Modeling and optimization of functionally graded plates under thermo-mechanical load using isogeometric analysis and adaptive hybrid evolutionary firefly algorithm

Abstract

The paper presents an effective numerical approach for modeling and optimizing the ceramic volume fraction distribution of functionally graded (FG) plates in the thermo-mechanical environment. Ceramic volume fraction design variables at control points whose coordinates are located along the plate thickness by Greville abscissae are used to describe the material distribution using the B-spline basis functions. Continuously altering macroscopic material properties can therefore be easily captured by selecting a proper order of these B-spline functions without any extra terms. The temperature-dependent material properties are then evaluated by either the rule of mixture or the Mori-Tanaka scheme. A non-uniform rational B-splines (NURBS)-based isogeometric finite element model associated with the third-order shear deformation theory (TSDT) is utilized for the static analysis of the FG plates.
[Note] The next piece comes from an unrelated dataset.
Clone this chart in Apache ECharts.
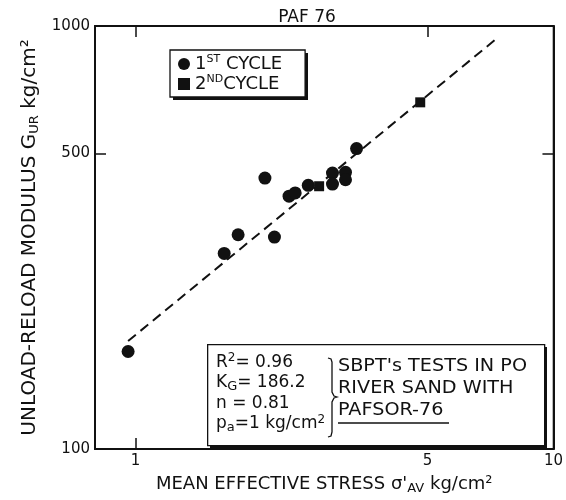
<!DOCTYPE html>
<html>
<head>
<meta charset="utf-8">
<script src="https://cdn.jsdelivr.net/npm/echarts@6/dist/echarts.min.js"></script>
<style>
  html, body { margin: 0; padding: 0; background: #fff; }
  #main { width: 566px; height: 500px; }
</style>
</head>
<body>
<div id="main"></div>
<script>
// 数据：第一、第二加载循环（σ'AV kg/cm², G_UR kg/cm²）
var cycle1X = [0.96, 1.63, 1.76, 2.04, 2.15, 2.33, 2.41, 2.59, 2.96, 2.96, 3.18, 3.18, 3.38];
var cycle1Y = [170, 290, 321, 437, 317, 396, 403, 420, 449, 423, 451, 433, 513];
var cycle2X = [2.75, 4.80];
var cycle2Y = [418, 660];
// 拟合直线两端
var fitX = [0.96, 7.4];
var fitY = [180, 943];
// 刻度
var xTicks = [1, 5, 10];
var yTicks = [100, 500, 1000];

function pairs(xs, ys) {
    return xs.map(function (x, i) { return [x, ys[i]]; });
}

var FONT = 'DejaVu Sans';
var supSub = {
    sup: { fontSize: 11, fontFamily: FONT, color: '#111', verticalAlign: 'top', padding: [0, 0, 8, 0] },
    sub: { fontSize: 13, fontFamily: FONT, color: '#111', verticalAlign: 'bottom', padding: [9, 0, 0, 0] }
};

var myChart = echarts.init(document.getElementById('main'));

var axisCommon = {
    axisLine: { show: true, lineStyle: { color: '#111', width: 2 } },
    axisTick: { show: true, inside: true, length: 11, lineStyle: { color: '#111', width: 1.5 } },
    splitLine: { show: false },
    minorTick: { show: false }
};

var option = {
    backgroundColor: '#fff',
    title: {
        text: 'PAF 76',
        left: 302,
        textAlign: 'center',
        top: 4,
        textStyle: { fontFamily: FONT, fontSize: 17, fontWeight: 'normal', color: '#111' }
    },
    grid: {
        left: 95, right: 8, top: 26, bottom: 46,
        show: true, borderColor: '#111', borderWidth: 1.5, backgroundColor: 'transparent'
    },
    legend: {
        orient: 'vertical',
        left: 170, top: 50,
        padding: [4, 23, 3, 8],
        itemGap: 0,
        itemWidth: 12, itemHeight: 12,
        backgroundColor: '#fff',
        borderColor: '#111', borderWidth: 1.3,
        data: [{ name: '1ST CYCLE', icon: 'circle' }, { name: '2ND CYCLE', icon: 'rect' }],
        formatter: function (name) {
            return name === '1ST CYCLE' ? '1{sup|ST} CYCLE' : '2{sup|ND}CYCLE';
        },
        textStyle: {
            fontFamily: FONT, fontSize: 18, color: '#111', lineHeight: 20,
            rich: {
                sup: { fontSize: 11, fontFamily: FONT, color: '#111', verticalAlign: 'top', padding: [0, 0, 8, 0] }
            }
        }
    },
    xAxis: [
        Object.assign({}, axisCommon, {
            type: 'log', logBase: 10, min: 0.8, max: 10,
            position: 'bottom',
            name: "MEAN EFFECTIVE STRESS σ'{sub|AV} kg/cm²",
            nameLocation: 'middle', nameGap: 24,
            nameTextStyle: { fontFamily: FONT, fontSize: 18, color: '#111', rich: supSub },
            axisTick: Object.assign({}, axisCommon.axisTick, { customValues: xTicks }),
            axisLabel: {
                customValues: xTicks, margin: 5,
                fontFamily: FONT, fontSize: 15, color: '#111',
                formatter: function (v) { return String(Math.round(v)); }
            }
        }),
        Object.assign({}, axisCommon, {
            type: 'log', logBase: 10, min: 0.8, max: 10,
            position: 'top',
            axisTick: Object.assign({}, axisCommon.axisTick, { customValues: xTicks }),
            axisLabel: { show: false }
        })
    ],
    yAxis: [
        Object.assign({}, axisCommon, {
            type: 'log', logBase: 10, min: 100, max: 1000,
            position: 'left',
            name: 'UNLOAD-RELOAD MODULUS G{sub|UR} kg/cm²',
            nameLocation: 'middle', nameGap: 46,
            nameTextStyle: { fontFamily: FONT, fontSize: 20, color: '#111', rich: supSub },
            axisTick: Object.assign({}, axisCommon.axisTick, { customValues: yTicks }),
            axisLabel: {
                customValues: yTicks, margin: 5,
                fontFamily: FONT, fontSize: 15, color: '#111',
                formatter: function (v) { return String(Math.round(v)); }
            }
        }),
        Object.assign({}, axisCommon, {
            type: 'log', logBase: 10, min: 100, max: 1000,
            position: 'right',
            axisTick: Object.assign({}, axisCommon.axisTick, { customValues: yTicks }),
            axisLabel: { show: false }
        })
    ],
    series: [
        {
            name: 'fit',
            type: 'line',
            data: pairs(fitX, fitY),
            symbol: 'none',
            silent: true,
            lineStyle: { color: '#111', width: 2, type: [10, 6] },
            z: 1
        },
        {
            name: '1ST CYCLE',
            type: 'scatter',
            data: pairs(cycle1X, cycle1Y),
            symbol: 'circle',
            symbolSize: 13,
            itemStyle: { color: '#111', opacity: 1 },
            z: 3
        },
        {
            name: '2ND CYCLE',
            type: 'scatter',
            data: pairs(cycle2X, cycle2Y),
            symbol: 'rect',
            symbolSize: 10,
            itemStyle: { color: '#111', opacity: 1 },
            z: 3
        }
    ],
    graphic: [
        // 图例阴影
        {
            type: 'rect', left: 173, top: 53, z: 3,
            shape: { width: 135, height: 47 },
            style: { fill: '#111' }
        },
        // 注释框（阴影 + 白底）
        {
            type: 'rect', left: 210, top: 347, z: 10,
            shape: { width: 337, height: 101 },
            style: { fill: '#111' }
        },
        {
            type: 'rect', left: 207, top: 344, z: 11,
            shape: { width: 337, height: 101 },
            style: { fill: '#fff', stroke: '#111', lineWidth: 1.3 }
        },
        {
            type: 'text', x: 216, y: 352, z: 12,
            style: {
                text: 'R{sup|2}= 0.96\nK{sub|G}= 186.2\nn = 0.81\np{sub|a}=1 kg/cm{sup|2}',
                fontFamily: FONT, fontSize: 17, lineHeight: 20.5, fill: '#111',
                rich: {
                    sup: { fontSize: 12, fontFamily: FONT, verticalAlign: 'top', padding: [0, 0, 8, 0], lineHeight: 20.5 },
                    sub: { fontSize: 13, fontFamily: FONT, verticalAlign: 'bottom', padding: [7, 0, 0, 0], lineHeight: 20.5 }
                }
            }
        },
        {
            // 大括号
            type: 'polyline', z: 12,
            shape: {
                points: [[328, 358], [331, 359], [332, 362], [332, 392], [334, 396], [337, 397],
                         [334, 398], [332, 402], [332, 432], [331, 436], [328, 437]]
            },
            style: { fill: 'none', stroke: '#111', lineWidth: 1.3 }
        },
        {
            type: 'text', x: 338, y: 356, z: 12, scaleX: 1.13,
            style: {
                text: "SBPT's TESTS IN PO\nRIVER SAND WITH\nPAFSOR-76",
                fontFamily: FONT, fontSize: 17, lineHeight: 22, fill: '#111'
            }
        },
        {
            type: 'line', z: 12,
            shape: { x1: 338, y1: 423, x2: 449, y2: 423 },
            style: { stroke: '#111', lineWidth: 1.3 }
        }
    ]
};

myChart.setOption(option);
</script>
</body>
</html>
A recently proposed adaptive hybrid evolutionary firefly algorithm (AHEFA) is employed to solve compliance minimization problems with volume constraints. This algorithm effectively enhances the trade-off between the global and local search abilities, the solution accuracy and the convergence speed are thus improved dramatically. Several numerical examples are examined to confirm the effectiveness and robustness of the present method.